Climbing these beautiful white sand hills with my new octogenarian companion became a regular event. He was good company and would sometimes tell me about his life in Denial Bay.

He had been born on an ox dray making its way from Adelaide to the property which his parents, along with their possessions and supplies, planned to settle on and develop. At an early age, Pop began working with his father. By the time he had turned nine, he was put out in a shepherd's hut, with only his dog for company. It was his lot to care for the sheep.

Despite the lack of opportunity for Pop to learn to read or write, he accumulated a vast knowledge about the earth which surrounded him, that which existed below the earth and in the sky above.

He had picked up his water and gold divining skills which were sought by both the South Australian and West Australian governments to find the precious commodities which would enhance the growth of this country.

Friends joined in the search. My husband discovered that the diving rods worked for him in detecting gold objects. Although the search continued for some time, the ring was never found. Instead I had discovered something much more precious. Through Pop, I was becoming aware of those rich elements possessed by these early settlers inhabiting their new land . . . resourcefulness and survival skills-something which my own generation was less familiar with. When I asked Pop if he had ever sought gold for himself, he said 'What would I want with that? I've got everything a man could want. A home, a lovely wife and family.'

This was reinforced when we visited his home at Denial bay. It had been made of flattened kerosene tins and lined with paper. Colourful bougainvillea vines covered the outside of the house. It was a picture.

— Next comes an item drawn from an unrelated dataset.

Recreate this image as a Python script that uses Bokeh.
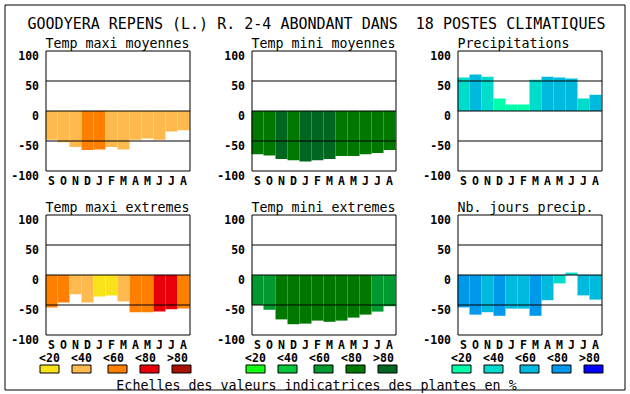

After we returned to Sydney, I often wondered if oncoming generations would know of the lives, the difficulties and achievements of their forebears.

It was some years later, after we had moved to the Northern Tablelands of New South Wales that I began working at a nursing home, where many of the residents would talk about their earlier lives and those of their forebears. I soon realised that many of these people had no remaining family or little contact with their families with whom they could share their memories. I began recording oral histories. Families of the participants were supportive, especially as they knew little-often nothing-of what was recorded.

As others became aware of my venture, I was told about other likely contributors from different parts of the country. During the process, I realised that while much interesting material had been published in history books, I had discovered events that probably had never been recorded. Some of those events might have seemed 'ordinary' to the contributor, others more dramatic, but all of important content regarding the development of our nation-an essential part of our Australian culture.

As my recordings were typed into book form, I began the task of finding a publisher. Not an easy process when the subject matter does not attract a great reading public. However, interest seems to be mounting.

I regret that although much of my family history has been handed down to me by my mother, there are still blank areas and no-one left to fill them. I am reminded that our generation should become the keepers of our precious past.